WRITTEN EXERCISE.
Copy each line of the data below exactly, leaving out pictures.

RECORDED INFORMATION.
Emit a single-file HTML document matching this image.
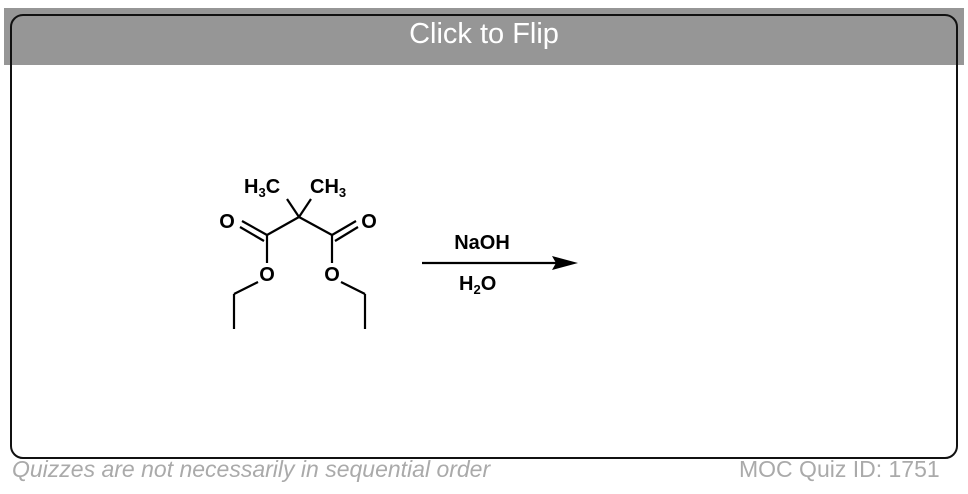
<!DOCTYPE html>
<html><head><style>
body{margin:0;width:968px;height:494px;background:#fff;position:relative;overflow:hidden;font-family:"Liberation Sans",sans-serif}
.band{position:absolute;left:4px;top:8px;width:960px;height:57px;background:#969696}
.box{position:absolute;left:10px;top:14px;width:944px;height:441px;border:2.5px solid #111;border-radius:13px}
.title{position:absolute;left:0;width:968px;top:18px;text-align:center;color:#fff;font-size:29px}
.l{position:absolute;top:456px;color:#aaa;font-size:23px;line-height:26px}
</style></head><body>
<div class="band"></div><div class="box"></div>
<div class="title">Click to Flip</div>
<svg width="968" height="494" style="position:absolute;left:0;top:0" font-family="Liberation Sans" font-weight="bold" font-size="20">
<g stroke="#000" stroke-width="2.2" fill="none">
<line x1="299" y1="217" x2="287" y2="199"/><line x1="299" y1="217" x2="311" y2="199"/>
<line x1="299" y1="217" x2="267" y2="235"/><line x1="299" y1="217" x2="332" y2="235"/>
<line x1="267" y1="235" x2="242" y2="221"/><line x1="264" y1="241" x2="240" y2="227"/>
<line x1="332" y1="235" x2="356" y2="221"/><line x1="335" y1="241" x2="358" y2="227"/>
<line x1="267" y1="235" x2="267" y2="263"/><line x1="332" y1="235" x2="332" y2="263"/>
<line x1="258" y1="282" x2="234" y2="294"/><line x1="234" y1="294" x2="234" y2="329"/>
<line x1="341" y1="282" x2="365" y2="294"/><line x1="365" y1="294" x2="365" y2="329"/>
<line x1="422" y1="263" x2="560" y2="263"/>
</g>
<polygon points="578,263 552,256 556,263 552,270" fill="#000"/>
<text x="244" y="193">H<tspan font-size="13" dy="4">3</tspan><tspan dy="-4">C</tspan></text>
<text x="310" y="193">CH<tspan font-size="13" dy="4">3</tspan></text>
<text x="227" y="228" text-anchor="middle">O</text>
<text x="369" y="228" text-anchor="middle">O</text>
<text x="267" y="281" text-anchor="middle">O</text>
<text x="332" y="281" text-anchor="middle">O</text>
<text x="482" y="249" text-anchor="middle">NaOH</text>
<text x="459" y="290">H<tspan font-size="13" dy="4">2</tspan><tspan dy="-4">O</tspan></text>
</svg>
<div class="l" style="left:12px;font-style:italic">Quizzes are not necessarily in sequential order</div>
<div class="l" style="left:739px">MOC Quiz ID: 1751</div>
</body></html>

RESULT OF THE TASK.
Emit a single-file HTML document matching this image.
<!DOCTYPE html>
<html><head><style>
body{margin:0;width:968px;height:494px;background:#fff;position:relative;overflow:hidden;font-family:"Liberation Sans",sans-serif}
.band{position:absolute;left:4px;top:8px;width:960px;height:57px;background:#969696}
.box{position:absolute;left:10px;top:14px;width:944px;height:441px;border:2.5px solid #111;border-radius:13px}
.title{position:absolute;left:0;width:968px;top:18px;text-align:center;color:#fff;font-size:29px}
.l{position:absolute;top:456px;color:#aaa;font-size:23px;line-height:26px}
</style></head><body>
<div class="band"></div><div class="box"></div>
<div class="title">Click to Flip</div>
<svg width="968" height="494" style="position:absolute;left:0;top:0" font-family="Liberation Sans" font-weight="bold" font-size="20">
<g stroke="#000" stroke-width="2.2" fill="none">
<line x1="299" y1="217" x2="287" y2="199"/><line x1="299" y1="217" x2="311" y2="199"/>
<line x1="299" y1="217" x2="267" y2="235"/><line x1="299" y1="217" x2="332" y2="235"/>
<line x1="267" y1="235" x2="242" y2="221"/><line x1="264" y1="241" x2="240" y2="227"/>
<line x1="332" y1="235" x2="356" y2="221"/><line x1="335" y1="241" x2="358" y2="227"/>
<line x1="267" y1="235" x2="267" y2="263"/><line x1="332" y1="235" x2="332" y2="263"/>
<line x1="258" y1="282" x2="234" y2="294"/><line x1="234" y1="294" x2="234" y2="329"/>
<line x1="341" y1="282" x2="365" y2="294"/><line x1="365" y1="294" x2="365" y2="329"/>
<line x1="422" y1="263" x2="560" y2="263"/>
</g>
<polygon points="578,263 552,256 556,263 552,270" fill="#000"/>
<text x="244" y="193">H<tspan font-size="13" dy="4">3</tspan><tspan dy="-4">C</tspan></text>
<text x="310" y="193">CH<tspan font-size="13" dy="4">3</tspan></text>
<text x="227" y="228" text-anchor="middle">O</text>
<text x="369" y="228" text-anchor="middle">O</text>
<text x="267" y="281" text-anchor="middle">O</text>
<text x="332" y="281" text-anchor="middle">O</text>
<text x="482" y="249" text-anchor="middle">NaOH</text>
<text x="459" y="290">H<tspan font-size="13" dy="4">2</tspan><tspan dy="-4">O</tspan></text>
</svg>
<div class="l" style="left:12px;font-style:italic">Quizzes are not necessarily in sequential order</div>
<div class="l" style="left:739px">MOC Quiz ID: 1751</div>
</body></html>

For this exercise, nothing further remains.